Asher : Jackie


 « Tueriez-vous Hitler ? » Question rhétorique, à la Johnny Smith, ma chère…


On n’espérait pas grand-chose de Michael Caton-Jones, signataire impersonnel d’opus insipides, dispensables, baptisés Scandal (1989) ou Basic Instinct 2 (2006), surtout pas un semblant de style. Ainsi son Asher (2018) ne déçoit pas, petit polar pépère de Grosse Pomme, à base de Mossad, d’Alzheimer, d’ennui joli, de rédemption d’occasion (Hitman: Redemption, titre britannique programmatique). Mais on se laissa séduire par sa distribution pour ainsi dire en béton, surtout par la présence des très estimables Famke Janssen & Jacqueline Bisset. Je me dispense de reprendre ici tout le bien pensé à propos de l’interprète du Maître des illusions (Clive Barker, 1995), de X-Men (Bryan Singer, 2000), de La Dernière Mise (Chris Eigeman, 2007) ; je ne développerai pas davantage le portrait déjà dépeint de la dear Jackie, retournez-y. Cependant ces actrices, mère et fille de surcroît, ensemble sur leur chemin de croix, méritent un peu plus d’une heure et demie d’une vie de cinéphilie, oh oui. Il convient de découvrir Jacqueline à contre-emploi, en train de ne plus reconnaître celle qu’elle enfanta, qu’elle blesse presque à dessein, qu’elle laisse ramasser ses excréments (hors-champ, vade retro Salò selon Paso), qu’elle épuise avec ses souhaits de suicide, qu’elle délivre, in extremis, via une vidéo d’avant, du vieux temps charmant, ne regrette rien, ma chérie, va au bout de tes envies. Il faut féliciter Famke pour les nuances de son jeu, femme triste, altruiste, capable d’ouvrir sa porte puis son lit, de sourire aux mille manières d’occire sa mère. Bien sûr, nous voici loin de Amour (Michael Haneke, 2012), autant que de L’Impasse (Brian De Palma, 1993), en dépit d’une scène citationnelle, de ballet admiré, derrière une vitre symbolique, de Il était une fois en Amérique (Sergio Leone, 1984), autre récit, itou new-yorkais, de gangstérisme sémite, d’une autre trempe (proustienne).

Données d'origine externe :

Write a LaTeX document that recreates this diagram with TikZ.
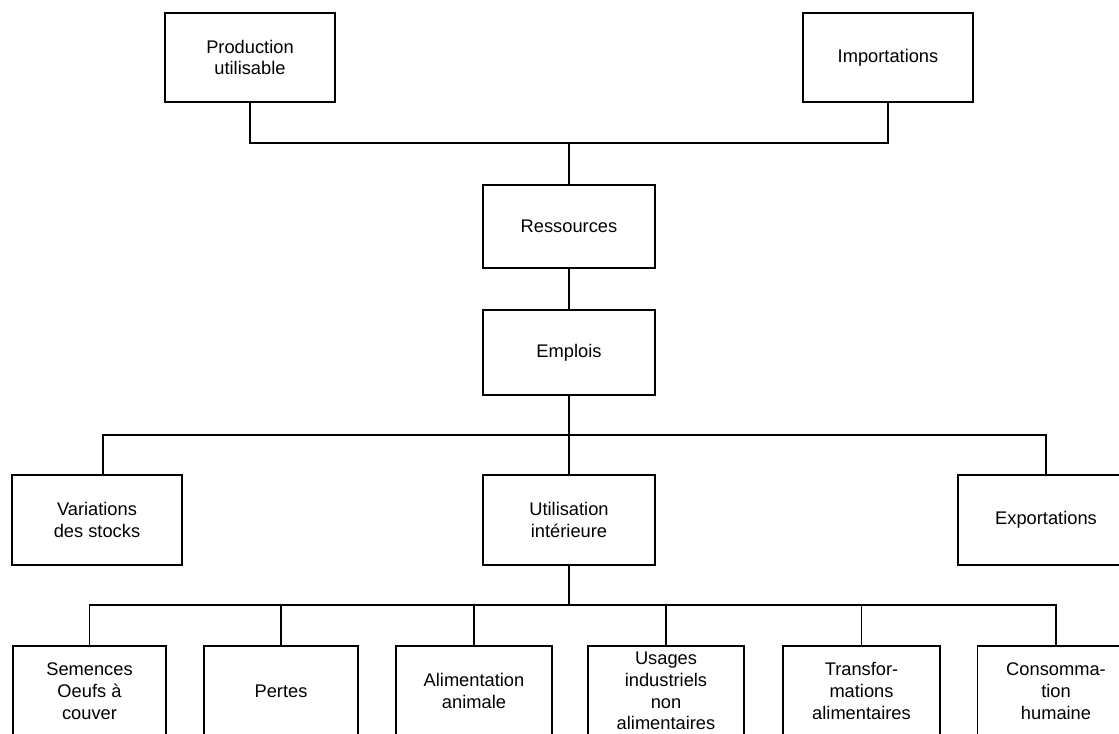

Néanmoins, par moments, le métrage émeut en mineur, romance tardive, survivance maladive, situe les héroïnes, par exemple la flingeuse malicieuse, généreuse, cadeau sur un plateau de vrai-faux anniversaire pour vrai-faux garde du corps, encore, par exemple l’épouse du mercenaire œdipien, parricide, avide, fissa dessoudé, elle-même enceinte, nonobstant assassinée, du côté de la lumière, pas de la guerre (des gangs), de la détresse, de la tendresse. Lorsque Asher se saisit d’un oreiller, afin d’étouffer de façon définitive les souffrances de Sophie & Dora, le film méconnu, mésestimé, met en scène son dilemme moral et assure le salut de l’exécuteur doté d’un cœur. Ron Perlman, acteur tout-terrain, parce qu’il le vaut bien, alors co-producteur d’un projet personnel, prête ses traits blanchis, attendris, au colosse taciturne, pourvu d’un parapluie pragmatique. Face à lui, quasiment méconnaissable, en saligaud cuistot, en rosse Chronos, Richard Dreyfuss ne faillit pas, ne faiblit pas, patriarche impitoyable, étranglé par son amical/létal ancien soldat. Fable assez fade au sujet de la vieillesse ogresse, de la domestique démence, de la seconde chance, à saisir au risque de mourir, de voir trépasser les siens, l’ouvrage à moitié convainc, à la fois valeureux et vain, comme l’excellent vin acheté par l’esseulé intéressé, dégusté trop en solo. Jamais surprenant, parfois attachant, Asher, shooté en widescreen, éclairé en low-key dépressif (par Denis Crossan, DP sur L’Affaire Karen Mc Coy ou Souviens-toi… l’été dernier), manque de chair, de caractère, il repose et s’impose grâce à son gracieux, solide casting. Associé au scénariste Jay Zaretsky, Michael Caton-Jones croit peut-être avoir réalisé un conte (d’une fée, défait) masculin, urbain, à l’esthétisme et au rythme seventies. En vérité, il s’agit d’un divertissement féministe, à la mélancolie con(v)tenue, en clair-obscur.